▶ _Task prompt_:
Working from the top of the listing below, retype each line through the line containing "df = pd.DataFrame(rows)", both included, with no pictures.

▶ _Data for processing_:
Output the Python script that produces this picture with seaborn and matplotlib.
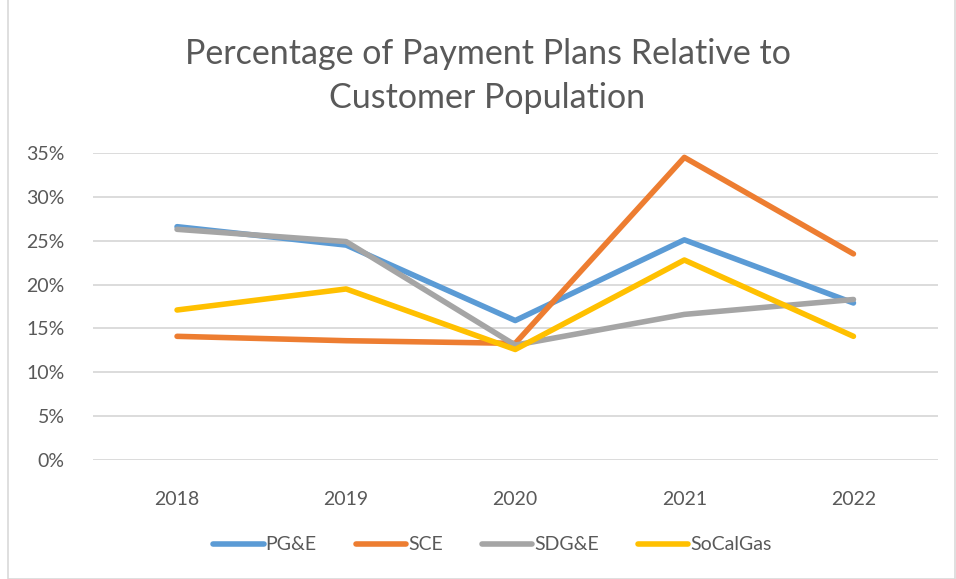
import matplotlib.pyplot as plt
import matplotlib.ticker as mtick
import pandas as pd
import seaborn as sns
from matplotlib.patches import Rectangle

years = ['2018', '2019', '2020', '2021', '2022']
pge = [0.266, 0.245, 0.159, 0.251, 0.179]
sce = [0.141, 0.136, 0.133, 0.345, 0.235]
sdge = [0.263, 0.249, 0.131, 0.166, 0.183]
socalgas = [0.171, 0.195, 0.126, 0.228, 0.141]

series = {'PG&E': pge, 'SCE': sce, 'SDG&E': sdge, 'SoCalGas': socalgas}
colors = ['#5B9BD5', '#ED7D31', '#A5A5A5', '#FFC000']

rows = []
for name, vals in series.items():
    for yr, v in zip(years, vals):
        rows.append({'Year': yr, 'Utility': name, 'Value': v})
df = pd.DataFrame(rows)

sns.set_style('white')
plt.rcParams['font.family'] = ['Lato', 'DejaVu Sans']

fig = plt.figure(figsize=(9.56, 5.79), dpi=100)
ax = fig.add_axes([92.5 / 956, 1 - 460 / 579, 845.5 / 956, 307 / 579])

sns.lineplot(data=df, x='Year', y='Value', hue='Utility', palette=colors,
             linewidth=4, ax=ax, sort=False, solid_capstyle='round')

ax.set_ylim(0, 0.35)
ax.set_xlim(-0.5, 4.5)
ax.yaxis.set_major_locator(mtick.MultipleLocator(0.05))
ax.yaxis.set_major_formatter(mtick.PercentFormatter(1.0, decimals=0))
ax.grid(axis='y', color='#D9D9D9', linewidth=1.3)
ax.set_axisbelow(True)
for s in ax.spines.values():
    s.set_visible(False)
ax.tick_params(axis='both', length=0, labelsize=14, labelcolor='#595959')
ax.tick_params(axis='y', pad=20)
ax.tick_params(axis='x', pad=22)
ax.set_xlabel('')
ax.set_ylabel('')

fig.text(0.51, 1 - 76 / 579, 'Percentage of Payment Plans Relative to\nCustomer Population',
         ha='center', va='center', fontsize=24.5, color='#595959', linespacing=1.45)

handles, labels = ax.get_legend_handles_labels()
ax.legend(handles, labels, loc='center', bbox_to_anchor=(0.515, 1 - 545 / 579),
          bbox_transform=fig.transFigure, ncol=4, frameon=False, fontsize=14,
          handlelength=2.6, handletextpad=0.1, columnspacing=2.0,
          labelcolor='#595959')

fig.patches.append(Rectangle((8 / 956, 0.0), 1 - 9 / 956, 1.2, transform=fig.transFigure,
                             fill=False, edgecolor='#D9D9D9', linewidth=1.2))

fig.savefig('out.png', dpi=100)
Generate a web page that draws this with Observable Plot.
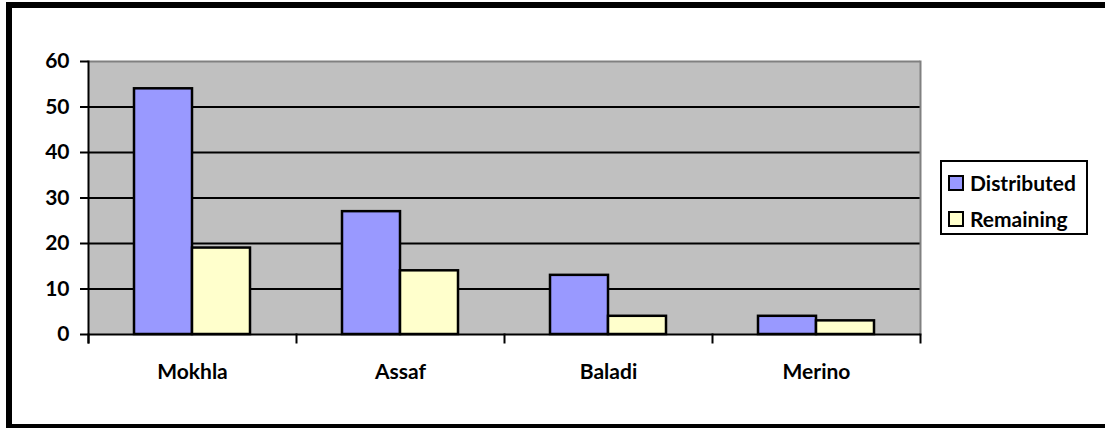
<!DOCTYPE html>
<html>
<head>
<meta charset="utf-8">
<script src="https://cdn.jsdelivr.net/npm/d3@7"></script>
<script src="https://cdn.jsdelivr.net/npm/@observablehq/plot@0.6"></script>
<style>
  html, body { margin: 0; padding: 0; background: #fff; overflow: hidden; }
  body { width: 1105px; height: 428px; position: relative; font-family: Lato, "Open Sans", sans-serif; }
  #border { position: absolute; left: 6px; top: 2px; width: 1120px; border: 6px solid #000; box-sizing: border-box; height: 428px; }
  #chart { position: absolute; left: 0; top: 0; }
  #legend { position: absolute; left: 940px; top: 160px; width: 148px; height: 75px; border: 2px solid #000; box-sizing: border-box; background: #fff; font-weight: bold; font-size: 21px; color: #000; }
  #legend .item { position: absolute; left: 6px; display: flex; align-items: center; white-space: nowrap; }
  #legend .sw { width: 16px; height: 16px; border: 2px solid #000; box-sizing: border-box; margin-right: 6px; }
</style>
</head>
<body>
<div id="border"></div>
<div id="chart"></div>
<div id="legend"></div>
<script>
const categories = ["Mokhla", "Assaf", "Baladi", "Merino"];
const seriesNames = ["Distributed", "Remaining"];
const distributed = [54, 27, 13, 4];
const remaining = [19, 14, 4, 3];
const yTicks = [0, 10, 20, 30, 40, 50, 60];
const colors = ["#9999ff", "#ffffcc"];

const data = [];
categories.forEach((c, i) => {
  data.push({category: c, series: seriesNames[0], value: distributed[i]});
  data.push({category: c, series: seriesNames[1], value: remaining[i]});
});

const W = 1105, H = 428;
const mTop = 61, mRight = 185, mBottom = 94, mLeft = 88;
const plotH = H - mTop - mBottom;
const first = categories[0], last = categories[categories.length - 1];

const chart = Plot.plot({
  width: W,
  height: H,
  marginTop: mTop,
  marginRight: mRight,
  marginBottom: mBottom,
  marginLeft: mLeft,
  style: {fontFamily: "Lato, 'Open Sans', sans-serif", fontWeight: "bold", fontSize: "21px", background: "transparent", color: "#000"},
  fx: {domain: categories, padding: 0, label: null},
  x: {domain: seriesNames, paddingInner: 0, paddingOuter: 0.763, axis: null},
  y: {domain: [0, 60], label: null},
  color: {domain: seriesNames, range: colors},
  marks: [
    Plot.frame({fill: "#c0c0c0", stroke: null, shapeRendering: "crispEdges"}),
    Plot.gridY(yTicks.filter(t => t > 0 && t < 60), {stroke: "#000", strokeOpacity: 1, strokeWidth: 2}),
    Plot.ruleY([60], {stroke: "#808080", strokeWidth: 2}),
    Plot.frame({anchor: "right", fx: [last], stroke: "#808080", strokeWidth: 2}),
    Plot.barY(data, {fx: "category", x: "series", y: "value", fill: "series", stroke: "#000", strokeWidth: 2.5}),
    Plot.ruleY([0], {stroke: "#000", strokeWidth: 2}),
    Plot.frame({anchor: "left", stroke: "#000", strokeWidth: 2, insetTop: plotH, insetBottom: -8}),
    Plot.frame({anchor: "right", fx: [last], stroke: "#000", strokeWidth: 2, insetTop: plotH, insetBottom: -8}),
    Plot.frame({anchor: "left", fx: [first], stroke: "#000", strokeWidth: 2, insetBottom: -8}),
    Plot.axisY({ticks: yTicks, tickSize: 8, tickPadding: 11, stroke: "#000", strokeWidth: 2, tickFormat: d => d, label: null}),
    Plot.axisFx({anchor: "bottom", tickSize: 0, tickPadding: 30, label: null})
  ]
});
document.getElementById("chart").append(chart);

const legend = document.getElementById("legend");
seriesNames.forEach((s, i) => {
  const item = document.createElement("div");
  item.className = "item";
  item.style.top = (i === 0 ? 8 : 44) + "px";
  const sw = document.createElement("div");
  sw.className = "sw";
  sw.style.background = colors[i];
  const t = document.createElement("span");
  t.textContent = s;
  item.append(sw, t);
  legend.append(item);
});
</script>
</body>
</html>
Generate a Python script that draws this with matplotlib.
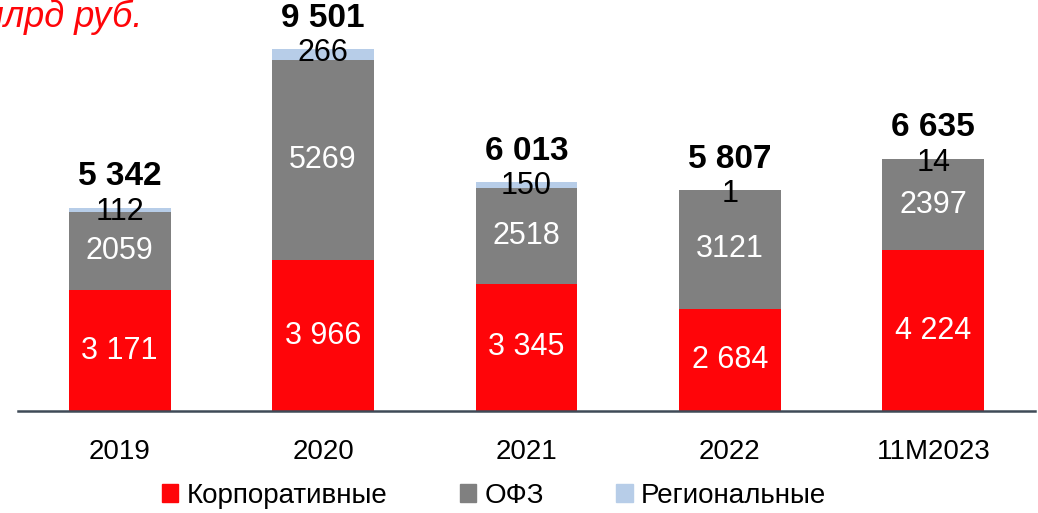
import matplotlib
matplotlib.use("Agg")
import matplotlib.pyplot as plt
from matplotlib.patches import Patch

plt.rcParams['font.family'] = ['Liberation Sans', 'DejaVu Sans']

categories = ["2019", "2020", "2021", "2022", "11M2023"]
corporate = [3171, 3966, 3345, 2684, 4224]
ofz = [2059, 5269, 2518, 3121, 2397]
regional = [112, 266, 150, 1, 14]
totals = [5342, 9501, 6013, 5807, 6635]

corp_labels = ["3 171", "3 966", "3 345", "2 684", "4 224"]
ofz_labels = ["2059", "5269", "2518", "3121", "2397"]
reg_labels = ["112", "266", "150", "1", "14"]
total_labels = ["5 342", "9 501", "6 013", "5 807", "6 635"]

RED = "#FF0509"
GRAY = "#808080"
BLUE = "#B7CDE8"

fig = plt.figure(figsize=(10.38, 5.13), dpi=100)
ax = fig.add_axes([18 / 1038, 102 / 513, 1017 / 1038, 411 / 513])

x = list(range(len(categories)))
w = 0.5
ax.bar(x, corporate, width=w, color=RED, label="Корпоративные")
ax.bar(x, ofz, width=w, bottom=corporate, color=GRAY, label="ОФЗ")
base2 = [c + o for c, o in zip(corporate, ofz)]
ax.bar(x, regional, width=w, bottom=base2, color=BLUE, label="Региональные")

ax.set_xlim(-0.5, len(categories) - 0.5)
ax.set_ylim(0, 10800)

for i in x:
    ax.text(i, corporate[i] / 2, corp_labels[i], ha="center", va="center",
            color="white", fontsize=22)
    ax.text(i, corporate[i] + ofz[i] / 2, ofz_labels[i], ha="center", va="center",
            color="white", fontsize=22)
    ax.annotate(reg_labels[i], (i, base2[i] + regional[i]), xytext=(0, -4),
                textcoords="offset pixels", ha="center", va="center",
                color="black", fontsize=22)
    ax.annotate(total_labels[i], (i, totals[i]), xytext=(0, 31),
                textcoords="offset pixels", ha="center", va="center",
                color="black", fontsize=24, fontweight="bold")

for s in ["top", "right", "left"]:
    ax.spines[s].set_visible(False)
ax.spines["bottom"].set_color("#3F4A57")
ax.spines["bottom"].set_linewidth(1.8)
ax.set_yticks([])
ax.set_xticks(x)
ax.set_xticklabels(categories, fontsize=20)
ax.tick_params(axis="x", length=0, pad=20)

fig.text(-21 / 1038, 1 - 17 / 513, "млрд руб.", color=RED, fontsize=26,
         fontstyle="italic", ha="left", va="center")

handles = [Patch(color=RED), Patch(color=GRAY), Patch(color=BLUE)]
fig.legend(handles, ["Корпоративные", "ОФЗ", "Региональные"],
           loc="center", bbox_to_anchor=(494 / 1038, 1 - 496 / 513),
           ncol=3, frameon=False, fontsize=20, handlelength=0.6,
           handleheight=0.6, handletextpad=0.3, columnspacing=2.6)

fig.savefig("out.png", dpi=100)
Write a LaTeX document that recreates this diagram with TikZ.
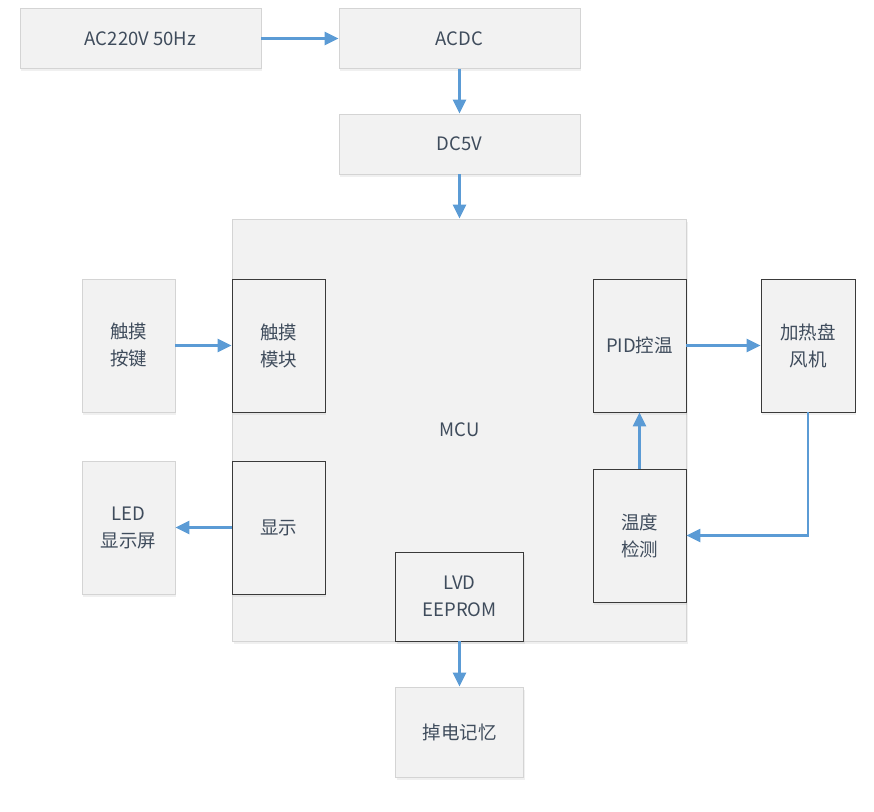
\documentclass[tikz,border=0pt]{standalone}
\usepackage{fontspec}
\setmainfont{Noto Sans CJK SC}
\usetikzlibrary{arrows.meta, positioning, shadows}
\definecolor{boxfill}{HTML}{F2F2F2}
\definecolor{boxline}{HTML}{D4D4D4}
\definecolor{darkline}{HTML}{3A3A3A}
\definecolor{arrowblue}{HTML}{5B9BD5}
\definecolor{txt}{HTML}{3F4C5C}
\tikzset{
  box/.style={draw=boxline, line width=0.9pt, fill=boxfill, text=txt, align=center,
    minimum width=#1, font=\fontsize{18.5}{27}\selectfont,
    drop shadow={opacity=0.12, shadow xshift=1pt, shadow yshift=-2.5pt}},
  box/.default=241pt,
  inbox/.style={box=93pt, draw=darkline, minimum height=133pt},
  arr/.style={-{Triangle[length=14pt, width=13pt]}, draw=arrowblue, line width=2.5pt},
}
\begin{document}
\begin{tikzpicture}[x=1pt, y=-1pt]
  \useasboundingbox (0,0) rectangle (874,811);
  % power supply chain
  \node[box, minimum height=60pt] (ac) at (140.5,38.5) {AC220V 50Hz};
  \node[box, minimum height=60pt] (acdc) at (459.5,38.5) {ACDC};
  \node[box, minimum height=60pt] (dc) at (459.5,144) {DC5V};
  % controller
  \node[box=454pt, minimum height=422pt] (mcu) at (459.5,430) {MCU};
  \node[inbox] (touchmod) at (278.5,345.5) {触摸\\模块};
  \node[inbox] (disp) at (278.5,527.5) {显示};
  \node[inbox] (pid) at (639.5,345.5) {PID控温};
  \node[inbox] (temp) at (639.5,535.5) {温度\\检测};
  \node[box=128pt, draw=darkline, minimum height=89pt] (lvd) at (459.5,596.5) {LVD\\EEPROM};
  % outside parts
  \node[box=93pt, minimum height=133pt] (key) at (128.5,345.5) {触摸\\按键};
  \node[box=93pt, minimum height=133pt] (led) at (128.5,527.5) {LED\\显示屏};
  \node[box=94pt, draw=darkline, minimum height=133pt] (heat) at (808,345.5) {加热盘\\风机};
  \node[box=128pt, minimum height=90pt] (mem) at (459.5,732) {掉电记忆};
  % connectors
  \draw[arr] (ac) -- (acdc);
  \draw[arr] (acdc) -- (dc);
  \draw[arr] (dc) -- (mcu);
  \draw[arr] (key) -- (touchmod);
  \draw[arr] (disp) -- (led);
  \draw[arr] (temp) -- (pid);
  \draw[arr] (pid) -- (heat);
  \draw[arr] (heat.south) |- (temp.east);
  \draw[arr] (lvd) -- (mem);
\end{tikzpicture}
\end{document}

▶ _Response to the task_:
Output the Python script that produces this picture with seaborn and matplotlib.
import matplotlib.pyplot as plt
import matplotlib.ticker as mtick
import pandas as pd
import seaborn as sns
from matplotlib.patches import Rectangle

years = ['2018', '2019', '2020', '2021', '2022']
pge = [0.266, 0.245, 0.159, 0.251, 0.179]
sce = [0.141, 0.136, 0.133, 0.345, 0.235]
sdge = [0.263, 0.249, 0.131, 0.166, 0.183]
socalgas = [0.171, 0.195, 0.126, 0.228, 0.141]

series = {'PG&E': pge, 'SCE': sce, 'SDG&E': sdge, 'SoCalGas': socalgas}
colors = ['#5B9BD5', '#ED7D31', '#A5A5A5', '#FFC000']

rows = []
for name, vals in series.items():
    for yr, v in zip(years, vals):
        rows.append({'Year': yr, 'Utility': name, 'Value': v})
df = pd.DataFrame(rows)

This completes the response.